It is very important to set goals before attempting to design and build anything, especially precise CNC machine. While working on the machine I had several things in mind:
- CNC machine should not have any hard-to-get or hard-to-work-with components. All key components are made of aluminum extrusion: it is rigid enough for our purposes - we are not going to machine steel at high speeds (and hardly at low speeds either) - very convenient and easy to work with.
- CNC machine must be capable of machining wood (all sorts), plastics and soft metals (aluminum, brass etc). I decided to incorporate moving table design, because it makes the machine more rigid and less prone to vibrations.
- Since we are going to machine soft metals, we need a good resolution. While researching I found out that it is better to rely on whole step resolution then on microstepping, because microstepping is less repeatable and less precise. My goal was to achieve precision of not less then 0.001" (0.0254 mm) per whole step. That is why I have chosen to use single-start ACME screws.

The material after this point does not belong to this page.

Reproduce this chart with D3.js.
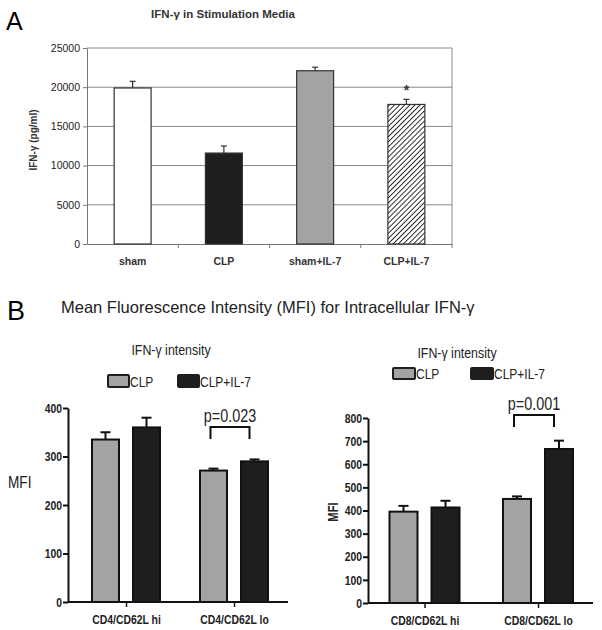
<!DOCTYPE html>
<html><head><meta charset="utf-8">
<script src="https://cdn.jsdelivr.net/npm/d3@7"></script>
<style>body{margin:0;background:#fff}svg{display:block}</style>
</head><body>
<svg id="c" width="602" height="630"></svg>
<script>
// Panel A data
const aCats = ["sham", "CLP", "sham+IL-7", "CLP+IL-7"];
const aValues = [19900, 11600, 22100, 17800];
const aErrors = [850, 900, 450, 650];
const aTicks = [0, 5000, 10000, 15000, 20000, 25000];
// Panel B left (CD4)
const b1Cats = ["CD4/CD62L hi", "CD4/CD62L lo"];
const b1CLP = [335, 271];
const b1CLPerr = [15, 4];
const b1IL7 = [360, 290];
const b1IL7err = [20, 4];
const b1Ticks = [0, 100, 200, 300, 400];
// Panel B right (CD8)
const b2Cats = ["CD8/CD62L hi", "CD8/CD62L lo"];
const b2CLP = [395, 450];
const b2CLPerr = [25, 11];
const b2IL7 = [413, 666];
const b2IL7err = [29, 36];
const b2Ticks = [0, 100, 200, 300, 400, 500, 600, 700, 800];
const seriesNames = ["CLP", "CLP+IL-7"];

const svg = d3.select("#c");
const defs = svg.append("defs");
const pat = defs.append("pattern").attr("id","hatch").attr("patternUnits","userSpaceOnUse")
  .attr("width",3.6).attr("height",3.6).attr("patternTransform","rotate(45)");
pat.append("rect").attr("width",3.6).attr("height",3.6).attr("fill","#fff");
pat.append("line").attr("x1",0).attr("y1",0).attr("x2",0).attr("y2",3.6).attr("stroke","#1a1a1a").attr("stroke-width",1.8);

const SANS = "Arial, 'Liberation Sans', sans-serif";
const NARROW = "'Liberation Sans Narrow', 'Arial Narrow', Arial, sans-serif";
const CONDENSE = 0.8;
function condense(sel){
  sel.each(function(){
    const w = this.getComputedTextLength();
    d3.select(this).attr("textLength", w*CONDENSE).attr("lengthAdjust","spacingAndGlyphs");
  });
  return sel;
}

// ---------- Panel A ----------
svg.append("text").attr("x",6).attr("y",30).attr("font-family",SANS).attr("font-size",25).text("A");
svg.append("text").attr("x",223).attr("y",18).attr("text-anchor","middle").attr("font-family",SANS)
  .attr("font-weight","bold").attr("font-size",11.5).attr("fill","#333").text("IFN-γ in Stimulation Media");

const ax = d3.scaleBand().domain(aCats).range([87,452]);
const ay = d3.scaleLinear().domain([0,25000]).range([244,48]);
const gA = svg.append("g");
gA.selectAll("line.grid").data(aTicks.filter(t=>t>0)).join("line").attr("class","grid")
  .attr("x1",87).attr("x2",452).attr("y1",d=>ay(d)).attr("y2",d=>ay(d))
  .attr("stroke","#8a8a8a").attr("stroke-width",1);
gA.append("line").attr("x1",452).attr("x2",452).attr("y1",ay(25000)).attr("y2",ay(0)).attr("stroke","#8a8a8a");
const yAxA = gA.append("g").attr("transform","translate(87,0)")
  .call(d3.axisLeft(ay).tickValues(aTicks).tickSize(4).tickSizeOuter(0).tickFormat(d3.format("d")));
yAxA.select(".domain").attr("stroke","#777");
yAxA.selectAll(".tick line").attr("stroke","#777");
yAxA.selectAll("text").attr("font-family",SANS).attr("font-size",10.5).attr("fill","#222").attr("x",-7);
const xAxA = gA.append("g").attr("transform",`translate(0,${ay(0)})`)
  .call(d3.axisBottom(ax).tickSize(0).tickSizeOuter(0));
xAxA.select(".domain").attr("stroke","#777");
xAxA.selectAll("text").attr("font-family",SANS).attr("font-weight","bold").attr("font-size",10.5).attr("fill","#333").attr("dy","1.75em");
gA.selectAll("line.bt").data(aCats.slice(1)).join("line").attr("class","bt")
  .attr("x1",d=>ax(d)).attr("x2",d=>ax(d)).attr("y1",ay(0)).attr("y2",ay(0)+4).attr("stroke","#777");
gA.append("line").attr("x1",452).attr("x2",452).attr("y1",ay(0)).attr("y2",ay(0)+4).attr("stroke","#777");
const aFill = ["#ffffff","#1e1e1e","#a3a3a3","url(#hatch)"];
const bwA = ax.bandwidth()*0.405;
gA.selectAll("g.err").data(aCats).join("g").attr("class","err").each(function(d,i){
  const cx = ax(d)+ax.bandwidth()/2;
  const g = d3.select(this);
  g.append("line").attr("x1",cx).attr("x2",cx).attr("y1",ay(aValues[i])).attr("y2",ay(aValues[i]+aErrors[i])).attr("stroke","#333").attr("stroke-width",1.2);
  g.append("line").attr("x1",cx-3).attr("x2",cx+3).attr("y1",ay(aValues[i]+aErrors[i])).attr("y2",ay(aValues[i]+aErrors[i])).attr("stroke","#333").attr("stroke-width",1.2);
});
gA.selectAll("rect.bar").data(aCats).join("rect").attr("class","bar")
  .attr("x",d=>ax(d)+ax.bandwidth()/2-bwA/2).attr("width",bwA)
  .attr("y",(d,i)=>ay(aValues[i])).attr("height",(d,i)=>ay(0)-ay(aValues[i]))
  .attr("fill",(d,i)=>aFill[i]).attr("stroke","#333").attr("stroke-width",1.2);
gA.append("text").attr("x",ax("CLP+IL-7")+ax.bandwidth()/2).attr("y",ay(aValues[3]+aErrors[3])-4)
  .attr("text-anchor","middle").attr("font-family",SANS).attr("font-size",14).attr("font-weight","bold").attr("fill","#333").text("*");
svg.append("text").attr("transform","translate(37,140) rotate(-90)").attr("text-anchor","middle")
  .attr("font-family",SANS).attr("font-weight","bold").attr("font-size",10).attr("fill","#333").text("IFN-γ (pg/ml)");

// ---------- Panel B ----------
svg.append("text").attr("x",7).attr("y",320).attr("font-family",SANS).attr("font-size",27).text("B");
svg.append("text").attr("x",61).attr("y",313).attr("font-family",SANS).attr("font-size",16.5).attr("fill","#222")
  .text("Mean Fluorescence Intensity (MFI) for Intracellular IFN-γ");

function drawB(opt){
  const g = svg.append("g");
  const x = d3.scalePoint().domain(opt.cats).range(opt.xc);
  const y = d3.scaleLinear().domain([0,opt.max]).range([opt.y0,opt.y1]);
  condense(g.append("text").attr("x",opt.subX).attr("y",opt.subY).attr("text-anchor","middle")
    .attr("font-family",NARROW).attr("font-size",15.5).attr("fill","#222").text("IFN-γ intensity"));
  const fills = ["#a3a3a3","#1e1e1e"];
  opt.leg.forEach((lx,i)=>{
    g.append("rect").attr("x",lx).attr("y",opt.legY).attr("width",opt.legW).attr("height",opt.legH)
      .attr("fill",fills[i]).attr("stroke","#1e1e1e").attr("stroke-width",2).attr("rx",1);
    condense(g.append("text").attr("x",lx+opt.legW+1).attr("y",opt.legY+opt.legH)
      .attr("font-family",NARROW).attr("font-size",15).attr("fill","#222").text(seriesNames[i]));
  });
  const ya = g.append("g").attr("transform",`translate(${opt.xAxis0},0)`)
    .call(d3.axisLeft(y).tickValues(opt.ticks).tickSize(5).tickSizeOuter(0));
  ya.select(".domain").attr("stroke","#111").attr("stroke-width",2);
  ya.selectAll(".tick line").attr("stroke","#111").attr("stroke-width",2);
  condense(ya.selectAll("text").attr("font-family",NARROW).attr("font-weight","bold").attr("font-size",13).attr("fill","#222").attr("x",-6));
  const xa = g.append("g").attr("transform",`translate(0,${opt.y0})`)
    .call(d3.axisBottom(x).tickSize(5).tickSizeOuter(0));
  xa.select(".domain").attr("d",`M${opt.xAxis0},0H${opt.xAxis1}`).attr("stroke","#111").attr("stroke-width",2);
  xa.selectAll(".tick line").attr("stroke","#111").attr("stroke-width",1.5);
  condense(xa.selectAll("text").attr("font-family",NARROW).attr("font-weight","bold").attr("font-size",13).attr("fill","#222").attr("dy","1.05em"));
  const series = [[opt.clp,opt.clpErr],[opt.il7,opt.il7Err]];
  series.forEach((s,si)=>{
    opt.cats.forEach((c,ci)=>{
      const cx = x(c) + (si===0?-1:1)*opt.off;
      const v = s[0][ci], e = s[1][ci];
      g.append("line").attr("x1",cx).attr("x2",cx).attr("y1",y(v)).attr("y2",y(v+e)).attr("stroke","#111").attr("stroke-width",2);
      g.append("line").attr("x1",cx-5).attr("x2",cx+5).attr("y1",y(v+e)).attr("y2",y(v+e)).attr("stroke","#111").attr("stroke-width",2);
      g.append("rect").attr("x",cx-opt.bw/2).attr("width",opt.bw).attr("y",y(v)).attr("height",opt.y0-y(v))
        .attr("fill",fills[si]).attr("stroke","#111").attr("stroke-width",2);
    });
  });
  const c2 = opt.cats[1];
  const bx1 = x(c2)-opt.off-3, bx2 = x(c2)+opt.off-5;
  g.append("path").attr("d",`M${bx1},${opt.brY+12}V${opt.brY}H${bx2}V${opt.brY+12}`)
    .attr("fill","none").attr("stroke","#111").attr("stroke-width",2);
  condense(g.append("text").attr("x",(bx1+bx2)/2).attr("y",opt.brY-5).attr("text-anchor","middle")
    .attr("font-family",NARROW).attr("font-size",opt.pSize).attr("fill","#222").text(opt.pText));
  return g;
}

drawB({cats:b1Cats, xc:[126,234], max:400, y0:602, y1:408, ticks:b1Ticks,
  clp:b1CLP, clpErr:b1CLPerr, il7:b1IL7, il7Err:b1IL7err, off:20.5, bw:27,
  xAxis0:68, xAxis1:288, subX:171, subY:355, leg:[108,178], legY:375, legW:21, legH:12,
  brY:427, pText:"p=0.023", pSize:18});
condense(svg.append("text").attr("x",8).attr("y",488).attr("font-family",NARROW).attr("font-size",17).attr("fill","#222").text("MFI"));

drawB({cats:b2Cats, xc:[424.5,538], max:800, y0:603, y1:418, ticks:b2Ticks,
  clp:b2CLP, clpErr:b2CLPerr, il7:b2IL7, il7Err:b2IL7err, off:21, bw:28,
  xAxis0:368, xAxis1:593, subX:457, subY:358, leg:[393,471], legY:368, legW:22, legH:11,
  brY:415, pText:"p=0.001", pSize:18});
condense(svg.append("text").attr("transform","translate(338,512) rotate(-90)").attr("text-anchor","middle")
  .attr("font-family",NARROW).attr("font-weight","bold").attr("font-size",14).attr("fill","#222").text("MFI"));
</script>
</body></html>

They gave me a resolution of 0.0005" (0.0127 mm) per step and 0.00005" (0.00127 mm) per 1/10th step (1 microstep). However, DIY CNC machine accuracy is almost always lower then its resolution. This is because of cutting forces and loads involved. Accuracy of this particular CNC machine will be close to 0.01", this is good enough for DIY CNC machine.
- I have designed my machine for work on 19" aluminum front panels. This means that its working area should be at least 19" x 8". In its current revision, my CNC machine has working area of 23" x 12.8". This is sufficient for milling a contour of the panel without having to reposition the piece on the table.
- Moving table machines have larger effective footprint than moving gantry ones. This is the price one has to pay for a fixed (and thus more rigid) gantry. Moving gantry style machines do not need additional space to function, but moving table machines do need some because their table moves in and out (or to the left and to the right). It is much easier to design a large machine with moving gantry than with moving table. That is why most big routers are moving gantry style machines. For metal work however, machine must be very rigid. And this is where you want in to be a moving table machine. The footprint of my machine base is 30" x 24" (approximately 37" x 31" with stepper motors). Clearance should be provided at the front and at the back of the machine (approximately 3.5" at each side, which yields to 37" x 38" effective footprint with steppers). My machine is not as big as some routers with 2' x 3' working area, but it offers much more rigidity and has large enough working area for common tasks. Please note that you will need to consider some space for a computer as well.
- The backlash of the machine should be as small as possible. It is difficult to predict the actual amount of backlash, but when I finished the build I was able to achieve the backlash of 0.0001" or less on all axes.